As Joseph Yannielli of the Princeton & Slavery Project uncovered, at Princeton Biddle wrote an essay against the abolition of slavery, arguing that if slaves were freed, they would suffer without the “support” of plantation owners, “as no nation is more lenient towards its slaves than America.” Biddle also worried that freed slaves would rise up and form a “much more formidable enemy even than the Indians,” threatening the violent overthrow of white society.
Biddle took those views with him as he ascended through the hierarchy of the new American aristocracy. Through a family connection to Vice President Aaron Burr Jr. 1772, after graduation Biddle took a job as an assistant to the ambassador to France. But Biddle didn’t remain in the job for long, and instead decided to pursue a tour of the places he had studied at Princeton, including Italy and Greece.
On his way back to America, he made a stop in Cambridge, England, where his knowledge of the Greek situation impressed the U.S. ambassador, James Monroe. In 1819, two years after Monroe became president, he appointed Biddle to a position within the Second National Bank, and in 1823, Biddle became the bank’s president, an office he occupied for 13 years. A forerunner of the modern Federal Reserve, the Second National Bank managed the national debt, issued currency, and lent to state banks.
Recent research by historian Stephen W. Campbell has revealed that Biddle’s management of the Second National Bank was instrumental in facilitating the cotton trade and the institution of slavery. By enabling transactions between plantation owners and cotton merchants, the Second National Bank supported the slave trade and made plantations more profitable. And as the U.S. expanded, Biddle also helped increase the spread of slavery, signing off on a loan to the new Republic of Texas, which had declared independence from Mexico, to continue its plantation-based economy.
Meanwhile, Biddle saw himself as the inheritor of the classical world. He determined that Girard College, a prep school for orphans in Philadelphia, would be designed with neoclassical architecture; he also remodeled his Philadelphia mansion “Andalusia” on the Temple of Hephaestus he had visited in Athens.
But such heights were not to last. In 1832, Biddle’s bank drew the ire of President Andrew Jackson, who distrusted all banks and refused to renew the bank’s charter. During the ensuing “Bank War,” Biddle engineered a financial crisis to prove the value of his institution, an effort that backfired and turned public opinion against him. In turn, Jackson’s successful dissolution of the bank’s federal charter in 1836 incited a recession.

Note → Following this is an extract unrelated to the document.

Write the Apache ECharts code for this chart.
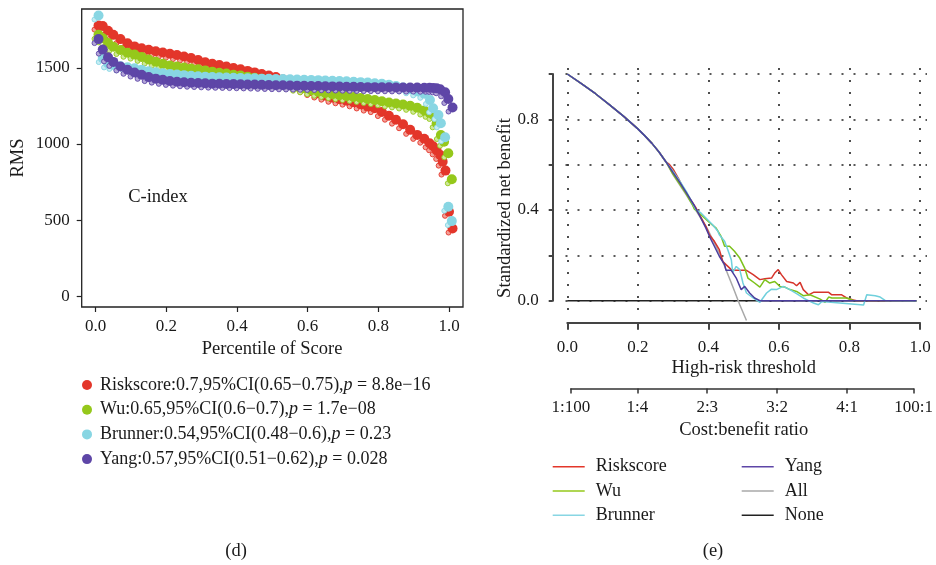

Biddle’s career ended in scandal, as a grand jury indicted him for illicitly borrowing bank funds. Though the charges were dropped, Biddle lost all his money when the bank, rechartered as a Pennsylvania institution, failed in 1841. In 1842, Charles Dickens, upon visiting the shuttered bank, described the building as “the Tomb of many fortunes; the Great Catacomb of investment; the memorable United States Bank.” At present, Girard College, the institution Biddle supported in its mission to educate orphaned boys, continues to provide education and scholarships as a coeducational boarding school for underserved students. Today, 93% of those students are Black.